** Start **

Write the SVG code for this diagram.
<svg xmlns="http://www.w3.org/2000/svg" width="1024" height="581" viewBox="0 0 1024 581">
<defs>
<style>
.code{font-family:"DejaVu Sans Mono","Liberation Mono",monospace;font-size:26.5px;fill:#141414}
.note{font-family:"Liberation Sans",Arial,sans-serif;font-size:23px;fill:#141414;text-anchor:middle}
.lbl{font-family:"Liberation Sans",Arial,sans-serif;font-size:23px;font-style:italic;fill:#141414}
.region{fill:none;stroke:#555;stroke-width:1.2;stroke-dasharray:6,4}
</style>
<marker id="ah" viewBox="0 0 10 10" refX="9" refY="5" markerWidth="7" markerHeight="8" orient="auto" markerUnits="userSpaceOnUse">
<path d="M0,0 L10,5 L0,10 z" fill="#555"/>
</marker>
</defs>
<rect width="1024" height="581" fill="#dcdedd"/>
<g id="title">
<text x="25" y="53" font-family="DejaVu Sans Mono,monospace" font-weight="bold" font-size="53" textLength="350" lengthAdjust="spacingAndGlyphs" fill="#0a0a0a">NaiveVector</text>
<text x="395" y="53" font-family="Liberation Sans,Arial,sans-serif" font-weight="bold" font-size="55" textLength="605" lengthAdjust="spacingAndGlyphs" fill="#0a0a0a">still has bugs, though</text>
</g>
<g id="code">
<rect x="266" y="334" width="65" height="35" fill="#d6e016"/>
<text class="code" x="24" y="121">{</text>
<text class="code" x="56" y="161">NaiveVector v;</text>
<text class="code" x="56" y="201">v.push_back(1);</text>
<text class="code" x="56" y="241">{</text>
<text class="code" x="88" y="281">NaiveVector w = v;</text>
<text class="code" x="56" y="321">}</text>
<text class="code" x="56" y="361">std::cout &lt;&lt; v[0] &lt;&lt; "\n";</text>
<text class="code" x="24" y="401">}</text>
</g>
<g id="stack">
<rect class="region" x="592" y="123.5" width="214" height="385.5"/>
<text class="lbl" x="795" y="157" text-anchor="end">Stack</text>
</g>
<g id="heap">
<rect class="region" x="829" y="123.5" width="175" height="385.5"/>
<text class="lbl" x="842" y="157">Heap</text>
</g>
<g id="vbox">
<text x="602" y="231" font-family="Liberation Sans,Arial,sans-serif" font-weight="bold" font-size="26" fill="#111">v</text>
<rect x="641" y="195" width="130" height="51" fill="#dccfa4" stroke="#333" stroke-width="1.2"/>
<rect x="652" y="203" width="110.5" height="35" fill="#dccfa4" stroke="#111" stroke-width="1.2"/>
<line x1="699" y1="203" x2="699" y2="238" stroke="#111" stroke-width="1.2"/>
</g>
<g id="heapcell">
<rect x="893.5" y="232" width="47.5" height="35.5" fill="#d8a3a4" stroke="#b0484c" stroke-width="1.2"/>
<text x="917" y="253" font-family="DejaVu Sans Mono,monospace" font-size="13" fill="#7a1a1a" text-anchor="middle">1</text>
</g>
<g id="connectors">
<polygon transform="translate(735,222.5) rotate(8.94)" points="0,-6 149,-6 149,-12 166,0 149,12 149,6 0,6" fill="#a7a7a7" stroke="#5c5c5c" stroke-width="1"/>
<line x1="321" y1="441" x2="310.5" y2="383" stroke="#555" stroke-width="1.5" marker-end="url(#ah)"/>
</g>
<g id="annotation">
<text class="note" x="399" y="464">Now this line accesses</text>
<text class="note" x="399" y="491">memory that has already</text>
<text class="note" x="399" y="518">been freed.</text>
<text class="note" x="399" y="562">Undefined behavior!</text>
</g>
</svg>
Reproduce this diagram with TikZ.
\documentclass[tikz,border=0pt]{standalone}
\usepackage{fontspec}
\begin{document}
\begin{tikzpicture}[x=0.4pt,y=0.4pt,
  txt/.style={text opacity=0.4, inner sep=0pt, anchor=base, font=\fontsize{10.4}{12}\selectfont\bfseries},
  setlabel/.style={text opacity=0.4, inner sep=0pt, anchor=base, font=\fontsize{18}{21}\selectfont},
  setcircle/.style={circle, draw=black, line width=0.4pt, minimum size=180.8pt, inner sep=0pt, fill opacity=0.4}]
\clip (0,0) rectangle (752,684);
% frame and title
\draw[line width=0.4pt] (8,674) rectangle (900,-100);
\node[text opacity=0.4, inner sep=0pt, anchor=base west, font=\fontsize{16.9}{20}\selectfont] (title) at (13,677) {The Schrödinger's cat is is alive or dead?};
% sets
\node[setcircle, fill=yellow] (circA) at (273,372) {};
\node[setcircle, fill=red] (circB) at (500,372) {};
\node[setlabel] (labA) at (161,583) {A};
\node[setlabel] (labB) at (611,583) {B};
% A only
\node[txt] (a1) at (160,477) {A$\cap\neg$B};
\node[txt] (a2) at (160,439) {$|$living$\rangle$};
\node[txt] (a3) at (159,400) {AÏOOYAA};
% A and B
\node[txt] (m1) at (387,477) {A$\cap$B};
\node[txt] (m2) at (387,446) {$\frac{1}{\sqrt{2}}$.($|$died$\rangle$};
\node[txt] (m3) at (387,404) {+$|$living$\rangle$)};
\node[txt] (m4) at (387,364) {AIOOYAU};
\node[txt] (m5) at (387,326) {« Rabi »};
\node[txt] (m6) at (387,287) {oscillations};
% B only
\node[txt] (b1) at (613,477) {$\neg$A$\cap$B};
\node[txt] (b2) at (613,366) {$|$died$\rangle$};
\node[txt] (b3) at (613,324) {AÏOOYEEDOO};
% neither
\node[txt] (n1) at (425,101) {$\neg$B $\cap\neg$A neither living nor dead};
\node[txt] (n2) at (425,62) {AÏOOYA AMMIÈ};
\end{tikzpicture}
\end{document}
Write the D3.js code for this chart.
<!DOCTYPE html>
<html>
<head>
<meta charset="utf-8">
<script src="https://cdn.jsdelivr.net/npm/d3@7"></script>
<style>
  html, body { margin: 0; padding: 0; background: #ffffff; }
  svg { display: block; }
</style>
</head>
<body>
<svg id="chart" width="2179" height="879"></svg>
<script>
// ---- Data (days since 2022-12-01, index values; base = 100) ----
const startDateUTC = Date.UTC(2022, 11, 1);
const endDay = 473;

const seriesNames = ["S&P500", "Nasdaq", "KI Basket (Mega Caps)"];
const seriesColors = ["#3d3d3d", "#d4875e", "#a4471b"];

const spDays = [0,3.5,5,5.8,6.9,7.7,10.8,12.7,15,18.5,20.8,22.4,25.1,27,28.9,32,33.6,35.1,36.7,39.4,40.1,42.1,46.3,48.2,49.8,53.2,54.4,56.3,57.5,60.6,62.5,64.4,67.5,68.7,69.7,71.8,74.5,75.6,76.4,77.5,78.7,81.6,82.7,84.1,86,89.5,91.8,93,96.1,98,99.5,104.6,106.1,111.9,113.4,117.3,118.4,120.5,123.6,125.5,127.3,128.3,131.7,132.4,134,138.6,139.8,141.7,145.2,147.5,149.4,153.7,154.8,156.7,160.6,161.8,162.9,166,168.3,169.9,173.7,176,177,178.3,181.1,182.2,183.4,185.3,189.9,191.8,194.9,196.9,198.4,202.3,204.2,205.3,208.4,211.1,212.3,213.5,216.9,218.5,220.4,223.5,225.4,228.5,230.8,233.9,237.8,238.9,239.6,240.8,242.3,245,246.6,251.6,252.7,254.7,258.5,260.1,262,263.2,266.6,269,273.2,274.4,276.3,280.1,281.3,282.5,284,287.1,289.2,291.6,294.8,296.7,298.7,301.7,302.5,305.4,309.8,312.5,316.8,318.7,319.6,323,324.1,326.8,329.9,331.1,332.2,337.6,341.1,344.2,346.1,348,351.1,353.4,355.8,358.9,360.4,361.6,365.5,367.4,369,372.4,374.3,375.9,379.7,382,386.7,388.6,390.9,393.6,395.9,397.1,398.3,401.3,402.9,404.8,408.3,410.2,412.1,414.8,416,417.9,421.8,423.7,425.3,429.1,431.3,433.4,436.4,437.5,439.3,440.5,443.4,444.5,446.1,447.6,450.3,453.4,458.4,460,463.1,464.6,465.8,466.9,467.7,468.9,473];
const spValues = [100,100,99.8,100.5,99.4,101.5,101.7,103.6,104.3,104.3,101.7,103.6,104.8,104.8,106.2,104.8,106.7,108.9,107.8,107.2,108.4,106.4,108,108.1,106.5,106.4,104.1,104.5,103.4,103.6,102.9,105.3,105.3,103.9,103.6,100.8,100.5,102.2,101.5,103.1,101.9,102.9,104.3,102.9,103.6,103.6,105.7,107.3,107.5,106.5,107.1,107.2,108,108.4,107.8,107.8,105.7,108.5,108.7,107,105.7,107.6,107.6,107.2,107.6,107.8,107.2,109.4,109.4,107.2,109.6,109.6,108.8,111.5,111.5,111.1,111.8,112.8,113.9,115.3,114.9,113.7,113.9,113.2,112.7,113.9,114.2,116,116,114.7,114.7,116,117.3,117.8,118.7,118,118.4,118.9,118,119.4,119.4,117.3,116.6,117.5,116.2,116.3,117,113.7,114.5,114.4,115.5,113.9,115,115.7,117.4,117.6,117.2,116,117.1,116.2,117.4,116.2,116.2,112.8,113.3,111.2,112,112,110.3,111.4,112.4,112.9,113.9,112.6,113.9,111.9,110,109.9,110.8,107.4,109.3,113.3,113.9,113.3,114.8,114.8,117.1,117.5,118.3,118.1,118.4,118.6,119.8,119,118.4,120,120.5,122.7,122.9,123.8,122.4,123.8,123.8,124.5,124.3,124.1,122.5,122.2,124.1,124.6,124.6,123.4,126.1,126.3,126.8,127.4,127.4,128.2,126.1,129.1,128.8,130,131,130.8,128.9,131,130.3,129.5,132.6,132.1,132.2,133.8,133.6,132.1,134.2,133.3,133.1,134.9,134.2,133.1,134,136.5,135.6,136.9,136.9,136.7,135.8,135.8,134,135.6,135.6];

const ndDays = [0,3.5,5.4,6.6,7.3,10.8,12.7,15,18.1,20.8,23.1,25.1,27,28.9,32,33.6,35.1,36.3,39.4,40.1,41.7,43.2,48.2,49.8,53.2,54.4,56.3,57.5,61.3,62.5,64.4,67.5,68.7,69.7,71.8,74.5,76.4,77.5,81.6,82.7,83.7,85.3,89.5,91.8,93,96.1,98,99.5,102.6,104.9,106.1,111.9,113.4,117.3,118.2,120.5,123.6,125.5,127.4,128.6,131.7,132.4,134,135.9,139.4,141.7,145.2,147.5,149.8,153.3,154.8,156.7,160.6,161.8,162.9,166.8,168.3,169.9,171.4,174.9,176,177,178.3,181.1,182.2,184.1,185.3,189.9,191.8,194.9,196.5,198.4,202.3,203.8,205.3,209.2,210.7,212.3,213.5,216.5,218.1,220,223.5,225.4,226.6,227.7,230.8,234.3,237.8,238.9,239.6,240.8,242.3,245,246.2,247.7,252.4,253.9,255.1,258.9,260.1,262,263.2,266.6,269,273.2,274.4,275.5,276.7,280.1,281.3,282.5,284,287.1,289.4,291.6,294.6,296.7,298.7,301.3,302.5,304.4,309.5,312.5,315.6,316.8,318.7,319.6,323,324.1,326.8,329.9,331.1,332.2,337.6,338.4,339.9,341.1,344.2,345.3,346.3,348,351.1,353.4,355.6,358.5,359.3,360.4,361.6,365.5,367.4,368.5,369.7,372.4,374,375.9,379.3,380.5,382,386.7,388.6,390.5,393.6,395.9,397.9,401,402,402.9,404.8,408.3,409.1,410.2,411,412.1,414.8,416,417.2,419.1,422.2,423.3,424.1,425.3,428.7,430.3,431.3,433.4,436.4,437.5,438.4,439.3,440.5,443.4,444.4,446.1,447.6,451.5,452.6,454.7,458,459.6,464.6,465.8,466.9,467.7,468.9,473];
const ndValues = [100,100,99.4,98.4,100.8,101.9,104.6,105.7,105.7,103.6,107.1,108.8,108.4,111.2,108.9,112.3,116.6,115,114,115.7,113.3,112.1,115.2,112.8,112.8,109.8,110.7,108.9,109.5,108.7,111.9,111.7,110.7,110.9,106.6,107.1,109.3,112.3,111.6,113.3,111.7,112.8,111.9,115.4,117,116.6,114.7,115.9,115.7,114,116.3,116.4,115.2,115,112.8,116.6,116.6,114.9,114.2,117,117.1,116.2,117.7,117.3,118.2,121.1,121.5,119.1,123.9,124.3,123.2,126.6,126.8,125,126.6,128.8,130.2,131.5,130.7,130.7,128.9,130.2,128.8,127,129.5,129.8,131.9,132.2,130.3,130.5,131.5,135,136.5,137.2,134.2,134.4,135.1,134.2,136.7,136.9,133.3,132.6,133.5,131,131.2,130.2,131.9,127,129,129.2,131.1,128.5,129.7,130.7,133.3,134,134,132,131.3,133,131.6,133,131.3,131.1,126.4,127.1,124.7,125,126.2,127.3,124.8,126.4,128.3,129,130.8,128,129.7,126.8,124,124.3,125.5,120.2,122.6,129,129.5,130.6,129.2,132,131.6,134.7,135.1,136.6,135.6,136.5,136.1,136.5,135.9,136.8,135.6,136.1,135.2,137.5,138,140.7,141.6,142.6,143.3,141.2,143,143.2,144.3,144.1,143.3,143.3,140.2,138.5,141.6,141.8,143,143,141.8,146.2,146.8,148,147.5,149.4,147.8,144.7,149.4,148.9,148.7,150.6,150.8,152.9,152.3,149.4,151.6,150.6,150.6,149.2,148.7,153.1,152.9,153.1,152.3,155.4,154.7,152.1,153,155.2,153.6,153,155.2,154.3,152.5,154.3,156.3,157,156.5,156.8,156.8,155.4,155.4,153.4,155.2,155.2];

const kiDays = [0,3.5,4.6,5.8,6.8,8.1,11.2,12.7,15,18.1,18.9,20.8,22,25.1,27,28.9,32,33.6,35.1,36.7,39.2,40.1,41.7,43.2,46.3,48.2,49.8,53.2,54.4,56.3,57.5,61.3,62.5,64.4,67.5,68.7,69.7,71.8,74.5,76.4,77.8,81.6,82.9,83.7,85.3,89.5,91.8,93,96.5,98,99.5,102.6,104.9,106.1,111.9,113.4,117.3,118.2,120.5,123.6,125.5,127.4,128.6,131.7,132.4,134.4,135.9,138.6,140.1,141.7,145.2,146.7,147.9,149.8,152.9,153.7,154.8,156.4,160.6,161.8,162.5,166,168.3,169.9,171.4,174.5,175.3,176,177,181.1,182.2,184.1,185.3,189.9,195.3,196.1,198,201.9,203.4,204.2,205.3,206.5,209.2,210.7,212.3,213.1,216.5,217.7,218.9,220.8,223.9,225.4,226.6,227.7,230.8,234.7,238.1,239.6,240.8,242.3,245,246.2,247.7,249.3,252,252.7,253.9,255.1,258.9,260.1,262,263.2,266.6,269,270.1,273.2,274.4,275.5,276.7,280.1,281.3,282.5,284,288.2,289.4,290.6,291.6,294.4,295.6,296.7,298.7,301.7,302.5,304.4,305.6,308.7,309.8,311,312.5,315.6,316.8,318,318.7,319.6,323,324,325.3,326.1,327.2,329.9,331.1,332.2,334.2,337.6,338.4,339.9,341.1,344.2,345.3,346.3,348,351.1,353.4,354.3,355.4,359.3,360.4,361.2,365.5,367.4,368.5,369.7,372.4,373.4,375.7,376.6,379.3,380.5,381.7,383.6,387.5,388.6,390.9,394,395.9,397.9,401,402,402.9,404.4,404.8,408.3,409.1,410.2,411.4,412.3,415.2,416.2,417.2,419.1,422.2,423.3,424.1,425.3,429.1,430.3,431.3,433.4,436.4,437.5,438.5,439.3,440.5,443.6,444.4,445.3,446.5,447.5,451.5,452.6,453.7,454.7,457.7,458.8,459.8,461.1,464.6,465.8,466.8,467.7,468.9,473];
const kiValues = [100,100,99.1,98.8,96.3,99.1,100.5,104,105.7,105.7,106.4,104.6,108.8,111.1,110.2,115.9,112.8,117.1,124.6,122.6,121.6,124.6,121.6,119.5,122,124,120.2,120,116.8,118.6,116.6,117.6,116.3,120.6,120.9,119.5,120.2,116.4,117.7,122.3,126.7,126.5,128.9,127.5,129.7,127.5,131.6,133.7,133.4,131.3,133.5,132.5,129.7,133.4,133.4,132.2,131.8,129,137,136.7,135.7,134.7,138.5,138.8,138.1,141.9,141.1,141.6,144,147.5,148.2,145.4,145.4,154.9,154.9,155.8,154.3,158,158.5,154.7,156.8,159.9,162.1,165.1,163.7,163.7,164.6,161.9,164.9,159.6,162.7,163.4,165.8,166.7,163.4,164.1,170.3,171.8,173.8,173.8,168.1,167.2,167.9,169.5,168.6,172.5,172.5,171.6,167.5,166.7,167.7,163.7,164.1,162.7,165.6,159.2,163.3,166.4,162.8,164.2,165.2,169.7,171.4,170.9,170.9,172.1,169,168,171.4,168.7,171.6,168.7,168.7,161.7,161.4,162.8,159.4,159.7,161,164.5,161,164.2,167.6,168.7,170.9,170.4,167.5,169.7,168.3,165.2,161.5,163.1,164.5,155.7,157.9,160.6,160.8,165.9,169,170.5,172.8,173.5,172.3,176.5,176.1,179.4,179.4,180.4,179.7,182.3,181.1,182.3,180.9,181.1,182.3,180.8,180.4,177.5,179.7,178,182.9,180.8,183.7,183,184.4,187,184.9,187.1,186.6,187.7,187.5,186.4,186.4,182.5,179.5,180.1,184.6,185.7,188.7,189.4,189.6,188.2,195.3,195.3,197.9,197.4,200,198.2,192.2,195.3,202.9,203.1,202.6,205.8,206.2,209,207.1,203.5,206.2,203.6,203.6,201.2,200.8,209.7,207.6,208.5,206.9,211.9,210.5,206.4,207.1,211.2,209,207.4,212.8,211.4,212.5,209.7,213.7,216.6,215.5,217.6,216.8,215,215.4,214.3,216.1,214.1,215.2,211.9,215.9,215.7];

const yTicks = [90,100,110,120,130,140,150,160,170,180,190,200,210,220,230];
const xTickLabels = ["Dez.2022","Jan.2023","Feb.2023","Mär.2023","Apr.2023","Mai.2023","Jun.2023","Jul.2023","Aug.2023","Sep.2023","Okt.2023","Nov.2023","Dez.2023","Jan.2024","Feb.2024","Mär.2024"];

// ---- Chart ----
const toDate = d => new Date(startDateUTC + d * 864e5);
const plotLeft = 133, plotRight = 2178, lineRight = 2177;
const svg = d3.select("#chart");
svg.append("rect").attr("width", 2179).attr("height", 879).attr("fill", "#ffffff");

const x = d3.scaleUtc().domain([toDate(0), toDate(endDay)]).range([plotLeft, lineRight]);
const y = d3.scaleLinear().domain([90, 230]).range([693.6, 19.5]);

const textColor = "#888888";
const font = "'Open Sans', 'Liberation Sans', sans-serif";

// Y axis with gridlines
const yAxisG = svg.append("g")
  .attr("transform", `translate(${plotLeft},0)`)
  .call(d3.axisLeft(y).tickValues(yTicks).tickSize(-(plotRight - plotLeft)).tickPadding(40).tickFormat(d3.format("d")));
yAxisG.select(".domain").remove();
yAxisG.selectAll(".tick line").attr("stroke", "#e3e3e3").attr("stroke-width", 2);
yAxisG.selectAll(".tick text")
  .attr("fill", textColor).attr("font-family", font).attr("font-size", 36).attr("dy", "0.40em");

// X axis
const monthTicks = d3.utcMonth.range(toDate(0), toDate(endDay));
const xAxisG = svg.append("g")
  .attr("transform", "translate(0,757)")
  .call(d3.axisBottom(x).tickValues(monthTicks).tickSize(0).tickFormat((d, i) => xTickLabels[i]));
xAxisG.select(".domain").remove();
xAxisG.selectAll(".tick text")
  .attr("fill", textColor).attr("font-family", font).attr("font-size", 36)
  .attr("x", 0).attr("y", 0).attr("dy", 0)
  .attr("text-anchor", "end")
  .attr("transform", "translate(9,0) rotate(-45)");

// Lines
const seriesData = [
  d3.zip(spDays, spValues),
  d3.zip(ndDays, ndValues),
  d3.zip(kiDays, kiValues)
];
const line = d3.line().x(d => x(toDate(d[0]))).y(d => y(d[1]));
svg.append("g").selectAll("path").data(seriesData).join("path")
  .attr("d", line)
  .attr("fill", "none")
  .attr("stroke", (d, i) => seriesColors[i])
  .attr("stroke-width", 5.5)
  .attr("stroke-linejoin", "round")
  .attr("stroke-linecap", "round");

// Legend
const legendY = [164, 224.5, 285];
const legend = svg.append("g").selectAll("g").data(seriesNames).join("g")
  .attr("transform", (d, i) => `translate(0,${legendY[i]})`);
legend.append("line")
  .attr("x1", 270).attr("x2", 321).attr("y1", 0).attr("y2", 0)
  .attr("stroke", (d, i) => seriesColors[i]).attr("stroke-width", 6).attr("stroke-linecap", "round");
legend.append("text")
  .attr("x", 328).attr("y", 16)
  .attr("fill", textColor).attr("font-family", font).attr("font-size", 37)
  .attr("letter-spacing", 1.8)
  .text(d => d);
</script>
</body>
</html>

** End **

» **Objective**: Going down the listing above, begin printing at the line with "Reproduce this diagram with TikZ." and finish with the line with "const endDay = 473;", exactly as they appear.

» **Exercise answer**:
Reproduce this diagram with TikZ.
\documentclass[tikz,border=0pt]{standalone}
\usepackage{fontspec}
\begin{document}
\begin{tikzpicture}[x=0.4pt,y=0.4pt,
  txt/.style={text opacity=0.4, inner sep=0pt, anchor=base, font=\fontsize{10.4}{12}\selectfont\bfseries},
  setlabel/.style={text opacity=0.4, inner sep=0pt, anchor=base, font=\fontsize{18}{21}\selectfont},
  setcircle/.style={circle, draw=black, line width=0.4pt, minimum size=180.8pt, inner sep=0pt, fill opacity=0.4}]
\clip (0,0) rectangle (752,684);
% frame and title
\draw[line width=0.4pt] (8,674) rectangle (900,-100);
\node[text opacity=0.4, inner sep=0pt, anchor=base west, font=\fontsize{16.9}{20}\selectfont] (title) at (13,677) {The Schrödinger's cat is is alive or dead?};
% sets
\node[setcircle, fill=yellow] (circA) at (273,372) {};
\node[setcircle, fill=red] (circB) at (500,372) {};
\node[setlabel] (labA) at (161,583) {A};
\node[setlabel] (labB) at (611,583) {B};
% A only
\node[txt] (a1) at (160,477) {A$\cap\neg$B};
\node[txt] (a2) at (160,439) {$|$living$\rangle$};
\node[txt] (a3) at (159,400) {AÏOOYAA};
% A and B
\node[txt] (m1) at (387,477) {A$\cap$B};
\node[txt] (m2) at (387,446) {$\frac{1}{\sqrt{2}}$.($|$died$\rangle$};
\node[txt] (m3) at (387,404) {+$|$living$\rangle$)};
\node[txt] (m4) at (387,364) {AIOOYAU};
\node[txt] (m5) at (387,326) {« Rabi »};
\node[txt] (m6) at (387,287) {oscillations};
% B only
\node[txt] (b1) at (613,477) {$\neg$A$\cap$B};
\node[txt] (b2) at (613,366) {$|$died$\rangle$};
\node[txt] (b3) at (613,324) {AÏOOYEEDOO};
% neither
\node[txt] (n1) at (425,101) {$\neg$B $\cap\neg$A neither living nor dead};
\node[txt] (n2) at (425,62) {AÏOOYA AMMIÈ};
\end{tikzpicture}
\end{document}
Write the D3.js code for this chart.
<!DOCTYPE html>
<html>
<head>
<meta charset="utf-8">
<script src="https://cdn.jsdelivr.net/npm/d3@7"></script>
<style>
  html, body { margin: 0; padding: 0; background: #ffffff; }
  svg { display: block; }
</style>
</head>
<body>
<svg id="chart" width="2179" height="879"></svg>
<script>
// ---- Data (days since 2022-12-01, index values; base = 100) ----
const startDateUTC = Date.UTC(2022, 11, 1);
const endDay = 473;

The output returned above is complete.